Directions
The lines to extract run from the first line of the material below to the line containing "(5,310) -- (5,367) -- (0,367) -- cycle;", both included; leave the pictures behind.

Given data

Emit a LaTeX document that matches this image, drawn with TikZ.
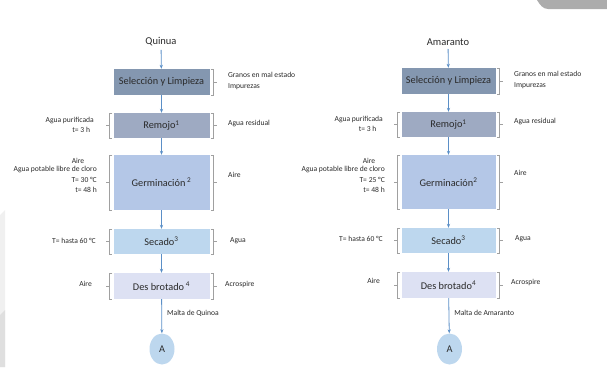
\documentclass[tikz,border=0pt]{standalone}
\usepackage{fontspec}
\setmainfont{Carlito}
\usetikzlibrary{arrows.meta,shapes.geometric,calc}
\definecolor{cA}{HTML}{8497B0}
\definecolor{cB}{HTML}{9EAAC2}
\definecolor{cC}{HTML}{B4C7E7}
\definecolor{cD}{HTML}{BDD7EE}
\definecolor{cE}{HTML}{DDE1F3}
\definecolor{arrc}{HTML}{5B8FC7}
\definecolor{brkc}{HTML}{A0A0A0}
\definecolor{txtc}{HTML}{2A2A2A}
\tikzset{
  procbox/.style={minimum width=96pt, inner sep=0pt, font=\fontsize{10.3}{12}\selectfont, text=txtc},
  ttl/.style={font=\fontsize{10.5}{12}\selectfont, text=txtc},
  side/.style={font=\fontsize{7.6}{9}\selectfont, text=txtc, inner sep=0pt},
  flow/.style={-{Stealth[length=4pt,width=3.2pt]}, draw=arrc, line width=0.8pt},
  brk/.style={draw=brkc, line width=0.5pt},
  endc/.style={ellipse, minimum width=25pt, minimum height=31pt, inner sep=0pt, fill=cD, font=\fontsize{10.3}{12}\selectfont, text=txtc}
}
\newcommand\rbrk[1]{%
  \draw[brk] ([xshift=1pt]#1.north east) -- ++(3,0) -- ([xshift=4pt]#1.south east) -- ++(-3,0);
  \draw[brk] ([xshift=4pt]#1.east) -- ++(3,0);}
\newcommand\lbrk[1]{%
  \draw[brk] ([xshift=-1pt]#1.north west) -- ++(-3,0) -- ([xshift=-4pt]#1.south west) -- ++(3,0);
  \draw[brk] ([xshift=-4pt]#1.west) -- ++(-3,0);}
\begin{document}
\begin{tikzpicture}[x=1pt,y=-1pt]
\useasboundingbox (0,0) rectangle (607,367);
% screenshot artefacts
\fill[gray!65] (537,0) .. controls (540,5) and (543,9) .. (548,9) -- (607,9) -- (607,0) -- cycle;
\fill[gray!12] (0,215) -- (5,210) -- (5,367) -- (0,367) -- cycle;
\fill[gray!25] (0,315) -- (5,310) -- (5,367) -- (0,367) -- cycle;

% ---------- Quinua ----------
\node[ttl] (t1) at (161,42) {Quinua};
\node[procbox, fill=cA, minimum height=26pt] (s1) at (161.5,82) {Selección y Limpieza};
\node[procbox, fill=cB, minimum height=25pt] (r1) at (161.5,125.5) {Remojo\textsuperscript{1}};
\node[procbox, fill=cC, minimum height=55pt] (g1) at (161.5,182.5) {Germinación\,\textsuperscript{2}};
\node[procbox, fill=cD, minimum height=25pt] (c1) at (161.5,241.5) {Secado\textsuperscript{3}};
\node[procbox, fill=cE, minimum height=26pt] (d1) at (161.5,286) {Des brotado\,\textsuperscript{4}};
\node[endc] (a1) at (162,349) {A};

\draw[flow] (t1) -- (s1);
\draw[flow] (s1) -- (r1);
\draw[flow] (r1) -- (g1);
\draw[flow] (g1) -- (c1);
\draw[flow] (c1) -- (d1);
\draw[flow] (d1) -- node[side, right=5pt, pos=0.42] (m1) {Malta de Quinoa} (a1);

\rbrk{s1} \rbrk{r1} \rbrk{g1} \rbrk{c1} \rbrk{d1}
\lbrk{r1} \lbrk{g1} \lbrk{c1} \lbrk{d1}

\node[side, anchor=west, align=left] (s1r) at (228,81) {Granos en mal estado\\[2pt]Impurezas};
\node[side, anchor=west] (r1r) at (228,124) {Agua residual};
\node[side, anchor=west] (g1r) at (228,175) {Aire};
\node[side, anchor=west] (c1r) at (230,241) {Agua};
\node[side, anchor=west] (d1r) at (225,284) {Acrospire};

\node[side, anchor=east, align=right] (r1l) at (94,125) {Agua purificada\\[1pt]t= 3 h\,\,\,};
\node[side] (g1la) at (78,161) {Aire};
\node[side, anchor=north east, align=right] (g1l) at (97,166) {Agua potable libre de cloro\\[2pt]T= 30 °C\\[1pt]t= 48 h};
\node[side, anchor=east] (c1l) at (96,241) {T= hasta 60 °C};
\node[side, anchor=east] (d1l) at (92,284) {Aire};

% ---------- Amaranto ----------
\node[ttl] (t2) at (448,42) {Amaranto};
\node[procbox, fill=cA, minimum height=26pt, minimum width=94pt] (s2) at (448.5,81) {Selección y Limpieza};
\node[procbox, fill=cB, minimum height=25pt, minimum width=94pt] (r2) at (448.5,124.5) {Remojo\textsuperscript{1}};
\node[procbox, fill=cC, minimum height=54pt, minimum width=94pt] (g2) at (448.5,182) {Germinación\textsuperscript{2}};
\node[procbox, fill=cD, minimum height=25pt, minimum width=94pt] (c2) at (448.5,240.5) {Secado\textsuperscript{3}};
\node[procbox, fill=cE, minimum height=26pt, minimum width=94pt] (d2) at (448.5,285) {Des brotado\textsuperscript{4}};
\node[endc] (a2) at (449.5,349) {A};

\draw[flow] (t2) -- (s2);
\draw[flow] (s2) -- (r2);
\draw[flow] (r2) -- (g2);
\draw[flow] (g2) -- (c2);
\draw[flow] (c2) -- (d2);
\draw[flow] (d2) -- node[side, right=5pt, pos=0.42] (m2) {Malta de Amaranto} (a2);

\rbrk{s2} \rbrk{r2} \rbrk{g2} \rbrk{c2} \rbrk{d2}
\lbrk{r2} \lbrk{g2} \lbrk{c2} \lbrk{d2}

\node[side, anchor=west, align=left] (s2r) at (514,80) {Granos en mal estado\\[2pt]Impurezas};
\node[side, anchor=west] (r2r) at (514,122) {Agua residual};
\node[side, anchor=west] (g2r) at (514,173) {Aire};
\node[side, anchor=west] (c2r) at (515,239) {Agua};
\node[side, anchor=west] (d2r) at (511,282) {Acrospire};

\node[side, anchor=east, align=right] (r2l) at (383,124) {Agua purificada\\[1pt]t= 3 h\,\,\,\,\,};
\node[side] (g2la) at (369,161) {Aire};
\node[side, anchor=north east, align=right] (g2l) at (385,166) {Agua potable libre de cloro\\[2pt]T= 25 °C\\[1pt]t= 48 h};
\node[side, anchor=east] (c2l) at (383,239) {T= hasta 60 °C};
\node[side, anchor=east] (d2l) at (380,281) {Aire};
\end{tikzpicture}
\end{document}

Solved problem
Emit a LaTeX document that matches this image, drawn with TikZ.
\documentclass[tikz,border=0pt]{standalone}
\usepackage{fontspec}
\setmainfont{Carlito}
\usetikzlibrary{arrows.meta,shapes.geometric,calc}
\definecolor{cA}{HTML}{8497B0}
\definecolor{cB}{HTML}{9EAAC2}
\definecolor{cC}{HTML}{B4C7E7}
\definecolor{cD}{HTML}{BDD7EE}
\definecolor{cE}{HTML}{DDE1F3}
\definecolor{arrc}{HTML}{5B8FC7}
\definecolor{brkc}{HTML}{A0A0A0}
\definecolor{txtc}{HTML}{2A2A2A}
\tikzset{
  procbox/.style={minimum width=96pt, inner sep=0pt, font=\fontsize{10.3}{12}\selectfont, text=txtc},
  ttl/.style={font=\fontsize{10.5}{12}\selectfont, text=txtc},
  side/.style={font=\fontsize{7.6}{9}\selectfont, text=txtc, inner sep=0pt},
  flow/.style={-{Stealth[length=4pt,width=3.2pt]}, draw=arrc, line width=0.8pt},
  brk/.style={draw=brkc, line width=0.5pt},
  endc/.style={ellipse, minimum width=25pt, minimum height=31pt, inner sep=0pt, fill=cD, font=\fontsize{10.3}{12}\selectfont, text=txtc}
}
\newcommand\rbrk[1]{%
  \draw[brk] ([xshift=1pt]#1.north east) -- ++(3,0) -- ([xshift=4pt]#1.south east) -- ++(-3,0);
  \draw[brk] ([xshift=4pt]#1.east) -- ++(3,0);}
\newcommand\lbrk[1]{%
  \draw[brk] ([xshift=-1pt]#1.north west) -- ++(-3,0) -- ([xshift=-4pt]#1.south west) -- ++(3,0);
  \draw[brk] ([xshift=-4pt]#1.west) -- ++(-3,0);}
\begin{document}
\begin{tikzpicture}[x=1pt,y=-1pt]
\useasboundingbox (0,0) rectangle (607,367);
% screenshot artefacts
\fill[gray!65] (537,0) .. controls (540,5) and (543,9) .. (548,9) -- (607,9) -- (607,0) -- cycle;
\fill[gray!12] (0,215) -- (5,210) -- (5,367) -- (0,367) -- cycle;
\fill[gray!25] (0,315) -- (5,310) -- (5,367) -- (0,367) -- cycle;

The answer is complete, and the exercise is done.